------ Source material

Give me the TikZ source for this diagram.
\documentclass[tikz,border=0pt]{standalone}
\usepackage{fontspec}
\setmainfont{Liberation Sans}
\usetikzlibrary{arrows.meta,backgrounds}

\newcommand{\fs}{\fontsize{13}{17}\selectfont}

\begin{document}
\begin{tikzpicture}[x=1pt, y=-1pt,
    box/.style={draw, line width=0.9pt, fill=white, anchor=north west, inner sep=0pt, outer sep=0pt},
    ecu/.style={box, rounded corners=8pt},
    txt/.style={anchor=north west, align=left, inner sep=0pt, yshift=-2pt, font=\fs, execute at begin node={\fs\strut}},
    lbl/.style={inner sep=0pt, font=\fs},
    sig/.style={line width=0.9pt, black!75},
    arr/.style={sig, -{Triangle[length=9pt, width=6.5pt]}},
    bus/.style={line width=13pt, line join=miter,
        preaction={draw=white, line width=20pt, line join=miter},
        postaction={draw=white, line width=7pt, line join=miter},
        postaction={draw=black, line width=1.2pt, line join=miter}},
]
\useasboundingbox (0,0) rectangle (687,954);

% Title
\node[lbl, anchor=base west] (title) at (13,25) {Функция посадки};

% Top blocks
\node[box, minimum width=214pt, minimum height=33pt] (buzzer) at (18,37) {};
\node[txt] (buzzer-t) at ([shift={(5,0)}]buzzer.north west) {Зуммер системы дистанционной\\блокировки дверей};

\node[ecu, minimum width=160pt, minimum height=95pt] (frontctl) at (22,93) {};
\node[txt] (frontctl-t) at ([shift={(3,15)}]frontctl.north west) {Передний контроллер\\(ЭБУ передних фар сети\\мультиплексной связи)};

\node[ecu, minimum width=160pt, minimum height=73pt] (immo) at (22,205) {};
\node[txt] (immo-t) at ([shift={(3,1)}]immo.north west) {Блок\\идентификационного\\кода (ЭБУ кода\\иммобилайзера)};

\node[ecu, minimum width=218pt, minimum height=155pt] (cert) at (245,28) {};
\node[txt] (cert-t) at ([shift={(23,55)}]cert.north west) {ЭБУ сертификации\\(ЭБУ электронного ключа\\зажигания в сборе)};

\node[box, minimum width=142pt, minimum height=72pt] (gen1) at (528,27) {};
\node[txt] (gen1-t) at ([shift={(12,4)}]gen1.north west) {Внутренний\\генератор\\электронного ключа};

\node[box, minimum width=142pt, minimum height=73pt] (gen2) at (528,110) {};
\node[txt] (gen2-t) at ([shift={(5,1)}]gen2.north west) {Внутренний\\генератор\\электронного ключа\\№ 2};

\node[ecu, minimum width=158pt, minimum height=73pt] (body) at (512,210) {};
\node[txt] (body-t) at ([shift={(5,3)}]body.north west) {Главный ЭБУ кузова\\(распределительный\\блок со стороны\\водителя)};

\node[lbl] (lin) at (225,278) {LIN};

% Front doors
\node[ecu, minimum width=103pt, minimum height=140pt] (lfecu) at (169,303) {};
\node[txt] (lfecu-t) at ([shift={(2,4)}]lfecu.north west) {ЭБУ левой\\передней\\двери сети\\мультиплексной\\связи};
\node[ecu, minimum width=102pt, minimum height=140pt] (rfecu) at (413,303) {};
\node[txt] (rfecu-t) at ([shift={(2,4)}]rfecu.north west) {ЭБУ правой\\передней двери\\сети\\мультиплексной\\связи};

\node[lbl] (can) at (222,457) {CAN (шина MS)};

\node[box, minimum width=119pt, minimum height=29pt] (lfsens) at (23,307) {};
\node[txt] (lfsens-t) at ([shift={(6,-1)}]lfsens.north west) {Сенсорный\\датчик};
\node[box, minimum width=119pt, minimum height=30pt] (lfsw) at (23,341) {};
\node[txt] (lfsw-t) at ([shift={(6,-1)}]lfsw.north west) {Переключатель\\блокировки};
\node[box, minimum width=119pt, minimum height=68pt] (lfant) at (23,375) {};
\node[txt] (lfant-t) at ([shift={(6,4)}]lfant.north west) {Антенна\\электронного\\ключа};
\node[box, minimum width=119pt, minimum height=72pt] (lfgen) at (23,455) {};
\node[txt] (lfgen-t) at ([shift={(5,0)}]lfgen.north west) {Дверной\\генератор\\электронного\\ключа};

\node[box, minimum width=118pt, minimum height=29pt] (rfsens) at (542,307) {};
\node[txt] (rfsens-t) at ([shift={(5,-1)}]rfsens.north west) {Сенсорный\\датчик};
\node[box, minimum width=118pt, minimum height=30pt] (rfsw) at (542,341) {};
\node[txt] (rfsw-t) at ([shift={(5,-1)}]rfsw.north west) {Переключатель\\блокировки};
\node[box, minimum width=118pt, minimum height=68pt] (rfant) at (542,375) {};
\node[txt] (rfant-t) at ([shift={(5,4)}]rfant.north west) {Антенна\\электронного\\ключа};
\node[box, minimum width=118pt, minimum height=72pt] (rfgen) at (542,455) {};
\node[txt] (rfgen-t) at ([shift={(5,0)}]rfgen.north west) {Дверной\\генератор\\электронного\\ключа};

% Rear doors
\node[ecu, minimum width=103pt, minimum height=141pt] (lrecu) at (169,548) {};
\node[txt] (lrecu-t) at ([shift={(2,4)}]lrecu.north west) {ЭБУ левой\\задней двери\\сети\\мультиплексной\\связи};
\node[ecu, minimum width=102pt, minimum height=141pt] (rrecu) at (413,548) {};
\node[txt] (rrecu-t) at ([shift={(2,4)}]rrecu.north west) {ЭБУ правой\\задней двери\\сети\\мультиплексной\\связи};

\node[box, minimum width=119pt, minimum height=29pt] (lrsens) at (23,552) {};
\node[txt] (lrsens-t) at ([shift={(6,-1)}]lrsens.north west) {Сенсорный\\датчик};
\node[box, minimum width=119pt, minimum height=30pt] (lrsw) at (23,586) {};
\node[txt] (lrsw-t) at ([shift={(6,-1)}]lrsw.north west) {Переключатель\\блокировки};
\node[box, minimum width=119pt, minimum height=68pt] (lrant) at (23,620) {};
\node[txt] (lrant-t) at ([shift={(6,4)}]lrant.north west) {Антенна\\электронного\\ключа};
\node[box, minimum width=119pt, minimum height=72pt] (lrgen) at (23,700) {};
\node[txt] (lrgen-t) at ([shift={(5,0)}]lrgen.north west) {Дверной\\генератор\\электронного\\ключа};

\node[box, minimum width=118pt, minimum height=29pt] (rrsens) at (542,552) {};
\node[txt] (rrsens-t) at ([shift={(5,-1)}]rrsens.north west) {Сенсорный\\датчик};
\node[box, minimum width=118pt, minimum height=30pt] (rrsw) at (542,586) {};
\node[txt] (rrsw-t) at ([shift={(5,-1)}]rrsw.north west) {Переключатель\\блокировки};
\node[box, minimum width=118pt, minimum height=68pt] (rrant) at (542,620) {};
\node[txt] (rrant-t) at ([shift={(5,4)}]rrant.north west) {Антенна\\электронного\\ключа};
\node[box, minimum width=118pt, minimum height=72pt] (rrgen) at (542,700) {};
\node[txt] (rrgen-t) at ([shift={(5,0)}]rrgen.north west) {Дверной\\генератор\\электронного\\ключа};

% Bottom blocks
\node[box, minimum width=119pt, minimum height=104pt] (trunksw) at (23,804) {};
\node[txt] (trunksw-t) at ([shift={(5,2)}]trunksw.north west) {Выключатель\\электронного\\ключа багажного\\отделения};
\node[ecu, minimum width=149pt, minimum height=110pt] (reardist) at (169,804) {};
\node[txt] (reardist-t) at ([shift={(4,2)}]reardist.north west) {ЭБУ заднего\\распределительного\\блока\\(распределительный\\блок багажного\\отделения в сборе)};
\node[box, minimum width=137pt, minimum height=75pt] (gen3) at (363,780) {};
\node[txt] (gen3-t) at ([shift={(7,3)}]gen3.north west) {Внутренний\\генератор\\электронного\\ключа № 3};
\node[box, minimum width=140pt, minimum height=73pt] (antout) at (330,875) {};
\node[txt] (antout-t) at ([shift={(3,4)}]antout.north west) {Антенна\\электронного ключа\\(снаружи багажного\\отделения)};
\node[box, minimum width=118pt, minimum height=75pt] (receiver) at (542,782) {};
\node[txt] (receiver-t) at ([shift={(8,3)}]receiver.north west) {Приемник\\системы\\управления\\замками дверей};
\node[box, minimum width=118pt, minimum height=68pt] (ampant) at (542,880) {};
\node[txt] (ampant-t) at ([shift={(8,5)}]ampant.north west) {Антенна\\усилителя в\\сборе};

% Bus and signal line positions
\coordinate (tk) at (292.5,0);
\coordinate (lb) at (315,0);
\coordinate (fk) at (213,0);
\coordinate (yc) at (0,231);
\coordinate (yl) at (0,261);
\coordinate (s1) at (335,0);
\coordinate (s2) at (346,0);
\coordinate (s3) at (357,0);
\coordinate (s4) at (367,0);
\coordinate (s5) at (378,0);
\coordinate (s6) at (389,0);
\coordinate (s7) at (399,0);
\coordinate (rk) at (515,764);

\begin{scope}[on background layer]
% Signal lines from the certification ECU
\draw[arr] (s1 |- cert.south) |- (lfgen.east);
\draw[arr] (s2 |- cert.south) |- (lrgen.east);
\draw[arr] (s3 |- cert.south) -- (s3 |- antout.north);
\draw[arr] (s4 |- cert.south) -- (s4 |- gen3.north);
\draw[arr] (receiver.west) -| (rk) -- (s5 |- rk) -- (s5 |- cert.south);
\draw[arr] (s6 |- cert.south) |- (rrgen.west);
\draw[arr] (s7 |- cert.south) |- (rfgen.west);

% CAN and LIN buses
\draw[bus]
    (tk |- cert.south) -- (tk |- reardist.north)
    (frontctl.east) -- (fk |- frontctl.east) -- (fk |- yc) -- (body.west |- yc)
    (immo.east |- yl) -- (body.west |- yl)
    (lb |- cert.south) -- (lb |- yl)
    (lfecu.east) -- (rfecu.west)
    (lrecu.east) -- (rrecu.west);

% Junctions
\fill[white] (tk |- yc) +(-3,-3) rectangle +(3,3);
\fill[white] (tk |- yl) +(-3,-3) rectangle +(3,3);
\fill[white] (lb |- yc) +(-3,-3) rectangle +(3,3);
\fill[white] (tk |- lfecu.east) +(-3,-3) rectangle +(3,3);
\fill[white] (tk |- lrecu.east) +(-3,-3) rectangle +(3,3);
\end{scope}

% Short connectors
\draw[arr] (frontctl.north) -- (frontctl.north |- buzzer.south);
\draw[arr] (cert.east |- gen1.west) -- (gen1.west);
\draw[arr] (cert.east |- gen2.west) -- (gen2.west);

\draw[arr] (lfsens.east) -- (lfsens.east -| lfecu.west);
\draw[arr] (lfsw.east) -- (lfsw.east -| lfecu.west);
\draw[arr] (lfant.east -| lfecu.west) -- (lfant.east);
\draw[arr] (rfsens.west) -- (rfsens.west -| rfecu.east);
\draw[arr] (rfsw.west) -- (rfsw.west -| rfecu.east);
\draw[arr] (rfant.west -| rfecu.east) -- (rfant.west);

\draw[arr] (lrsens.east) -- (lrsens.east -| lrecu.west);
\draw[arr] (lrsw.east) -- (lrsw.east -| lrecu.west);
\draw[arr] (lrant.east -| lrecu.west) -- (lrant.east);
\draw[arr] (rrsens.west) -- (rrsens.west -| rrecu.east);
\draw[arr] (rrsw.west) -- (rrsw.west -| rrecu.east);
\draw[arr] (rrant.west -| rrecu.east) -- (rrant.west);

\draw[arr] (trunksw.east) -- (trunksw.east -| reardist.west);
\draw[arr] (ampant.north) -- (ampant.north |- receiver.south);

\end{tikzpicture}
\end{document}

------------

* [What the task requires]
Exactly repeat the lines above, from the opening line through the one with "контроллер\\(ЭБУ передних фар", and include nothing else.

* [Solution below]
Give me the TikZ source for this diagram.
\documentclass[tikz,border=0pt]{standalone}
\usepackage{fontspec}
\setmainfont{Liberation Sans}
\usetikzlibrary{arrows.meta,backgrounds}

\newcommand{\fs}{\fontsize{13}{17}\selectfont}

\begin{document}
\begin{tikzpicture}[x=1pt, y=-1pt,
    box/.style={draw, line width=0.9pt, fill=white, anchor=north west, inner sep=0pt, outer sep=0pt},
    ecu/.style={box, rounded corners=8pt},
    txt/.style={anchor=north west, align=left, inner sep=0pt, yshift=-2pt, font=\fs, execute at begin node={\fs\strut}},
    lbl/.style={inner sep=0pt, font=\fs},
    sig/.style={line width=0.9pt, black!75},
    arr/.style={sig, -{Triangle[length=9pt, width=6.5pt]}},
    bus/.style={line width=13pt, line join=miter,
        preaction={draw=white, line width=20pt, line join=miter},
        postaction={draw=white, line width=7pt, line join=miter},
        postaction={draw=black, line width=1.2pt, line join=miter}},
]
\useasboundingbox (0,0) rectangle (687,954);

% Title
\node[lbl, anchor=base west] (title) at (13,25) {Функция посадки};

% Top blocks
\node[box, minimum width=214pt, minimum height=33pt] (buzzer) at (18,37) {};
\node[txt] (buzzer-t) at ([shift={(5,0)}]buzzer.north west) {Зуммер системы дистанционной\\блокировки дверей};

\node[ecu, minimum width=160pt, minimum height=95pt] (frontctl) at (22,93) {};
\node[txt] (frontctl-t) at ([shift={(3,15)}]frontctl.north west) {Передний контроллер\\(ЭБУ передних фар сети\\мультиплексной связи)};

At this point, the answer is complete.